Short task: In the records that follow, locate every line with "matplotlib" and extract it.

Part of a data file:
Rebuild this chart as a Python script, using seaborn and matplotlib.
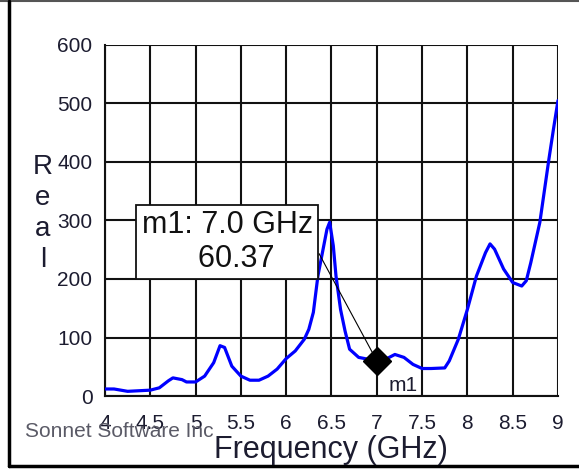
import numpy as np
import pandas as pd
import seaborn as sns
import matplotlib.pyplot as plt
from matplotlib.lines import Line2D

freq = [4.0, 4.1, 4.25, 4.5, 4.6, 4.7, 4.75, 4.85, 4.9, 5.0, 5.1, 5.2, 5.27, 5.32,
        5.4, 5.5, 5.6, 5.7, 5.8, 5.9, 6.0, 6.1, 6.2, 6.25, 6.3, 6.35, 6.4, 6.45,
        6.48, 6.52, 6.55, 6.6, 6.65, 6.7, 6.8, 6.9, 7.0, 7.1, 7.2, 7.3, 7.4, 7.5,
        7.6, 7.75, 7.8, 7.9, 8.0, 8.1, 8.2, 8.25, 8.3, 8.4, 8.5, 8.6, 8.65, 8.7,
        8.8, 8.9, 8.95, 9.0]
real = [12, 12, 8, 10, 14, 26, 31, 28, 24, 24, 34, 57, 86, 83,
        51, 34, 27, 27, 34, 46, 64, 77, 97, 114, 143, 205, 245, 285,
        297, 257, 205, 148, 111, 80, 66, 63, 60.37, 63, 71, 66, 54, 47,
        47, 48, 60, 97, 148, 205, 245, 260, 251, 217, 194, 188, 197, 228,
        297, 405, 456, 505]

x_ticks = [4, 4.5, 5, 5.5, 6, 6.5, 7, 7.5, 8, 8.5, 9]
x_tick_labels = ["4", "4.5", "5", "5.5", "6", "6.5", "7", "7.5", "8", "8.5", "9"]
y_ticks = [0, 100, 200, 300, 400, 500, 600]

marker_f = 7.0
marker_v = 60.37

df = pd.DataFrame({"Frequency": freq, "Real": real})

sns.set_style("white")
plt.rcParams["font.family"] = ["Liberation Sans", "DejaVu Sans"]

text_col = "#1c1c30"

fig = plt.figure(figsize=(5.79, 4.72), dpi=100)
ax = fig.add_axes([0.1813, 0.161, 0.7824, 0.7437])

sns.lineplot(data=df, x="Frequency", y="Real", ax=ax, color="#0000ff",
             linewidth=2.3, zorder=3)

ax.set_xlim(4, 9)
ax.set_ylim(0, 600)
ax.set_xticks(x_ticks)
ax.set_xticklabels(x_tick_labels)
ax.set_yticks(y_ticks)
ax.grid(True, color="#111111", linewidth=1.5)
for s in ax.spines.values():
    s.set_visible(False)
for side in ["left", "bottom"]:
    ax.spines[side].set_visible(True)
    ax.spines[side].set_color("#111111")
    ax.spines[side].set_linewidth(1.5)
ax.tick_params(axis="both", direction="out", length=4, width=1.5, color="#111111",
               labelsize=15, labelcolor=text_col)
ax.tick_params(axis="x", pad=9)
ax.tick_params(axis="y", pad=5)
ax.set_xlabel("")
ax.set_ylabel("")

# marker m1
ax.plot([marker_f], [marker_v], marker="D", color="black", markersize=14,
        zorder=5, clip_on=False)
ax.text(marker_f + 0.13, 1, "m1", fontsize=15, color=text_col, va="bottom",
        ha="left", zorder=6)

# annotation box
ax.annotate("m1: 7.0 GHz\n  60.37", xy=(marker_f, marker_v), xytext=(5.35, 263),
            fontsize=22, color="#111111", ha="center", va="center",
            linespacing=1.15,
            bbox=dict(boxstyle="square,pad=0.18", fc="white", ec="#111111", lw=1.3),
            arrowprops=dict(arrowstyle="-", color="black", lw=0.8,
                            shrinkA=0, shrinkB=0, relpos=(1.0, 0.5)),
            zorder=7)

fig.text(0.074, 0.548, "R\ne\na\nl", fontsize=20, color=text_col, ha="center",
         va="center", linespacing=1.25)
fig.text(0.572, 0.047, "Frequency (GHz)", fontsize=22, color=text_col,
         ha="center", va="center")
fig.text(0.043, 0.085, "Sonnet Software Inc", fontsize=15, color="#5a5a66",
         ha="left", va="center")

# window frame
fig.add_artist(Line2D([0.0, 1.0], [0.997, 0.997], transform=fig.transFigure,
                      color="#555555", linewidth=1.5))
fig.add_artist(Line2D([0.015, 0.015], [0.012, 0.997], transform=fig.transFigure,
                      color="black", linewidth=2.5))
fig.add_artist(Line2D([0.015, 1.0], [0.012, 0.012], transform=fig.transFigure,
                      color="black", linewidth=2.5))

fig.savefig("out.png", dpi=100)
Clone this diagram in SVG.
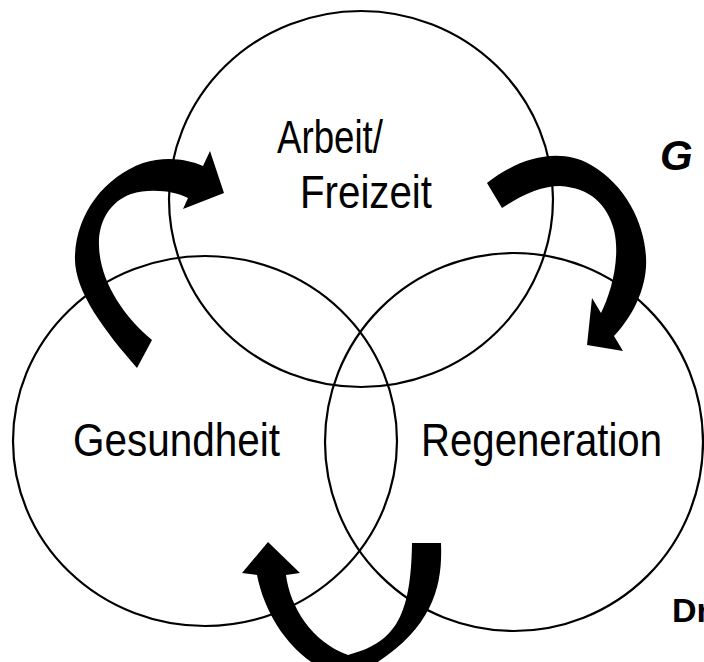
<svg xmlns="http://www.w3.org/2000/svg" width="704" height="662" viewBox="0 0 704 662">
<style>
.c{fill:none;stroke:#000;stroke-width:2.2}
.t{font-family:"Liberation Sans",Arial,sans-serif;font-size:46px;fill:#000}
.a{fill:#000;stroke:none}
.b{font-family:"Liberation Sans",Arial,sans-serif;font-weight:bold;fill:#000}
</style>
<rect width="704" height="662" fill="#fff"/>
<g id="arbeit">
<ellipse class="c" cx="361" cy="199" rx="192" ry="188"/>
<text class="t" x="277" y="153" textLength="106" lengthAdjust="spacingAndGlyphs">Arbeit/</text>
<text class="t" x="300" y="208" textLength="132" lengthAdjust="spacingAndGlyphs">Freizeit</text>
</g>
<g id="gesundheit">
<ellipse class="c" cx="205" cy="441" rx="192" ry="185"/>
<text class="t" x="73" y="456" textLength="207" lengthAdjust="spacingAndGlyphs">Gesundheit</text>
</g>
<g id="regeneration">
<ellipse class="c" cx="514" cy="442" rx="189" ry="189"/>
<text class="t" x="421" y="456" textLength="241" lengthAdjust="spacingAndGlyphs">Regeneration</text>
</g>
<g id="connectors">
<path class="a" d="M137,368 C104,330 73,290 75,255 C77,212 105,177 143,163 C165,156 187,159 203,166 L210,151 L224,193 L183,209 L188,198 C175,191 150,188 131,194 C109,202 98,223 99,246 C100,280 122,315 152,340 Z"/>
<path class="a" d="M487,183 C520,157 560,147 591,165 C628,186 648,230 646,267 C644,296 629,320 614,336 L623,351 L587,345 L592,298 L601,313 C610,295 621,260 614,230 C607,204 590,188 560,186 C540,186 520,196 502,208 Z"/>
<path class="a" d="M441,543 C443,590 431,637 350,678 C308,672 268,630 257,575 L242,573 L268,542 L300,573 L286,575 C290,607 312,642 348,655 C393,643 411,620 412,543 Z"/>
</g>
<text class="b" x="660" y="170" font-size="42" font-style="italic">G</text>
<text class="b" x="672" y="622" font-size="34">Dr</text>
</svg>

Correct response:
Rebuild this chart as a Python script, using seaborn and matplotlib.
import matplotlib.pyplot as plt
from matplotlib.lines import Line2D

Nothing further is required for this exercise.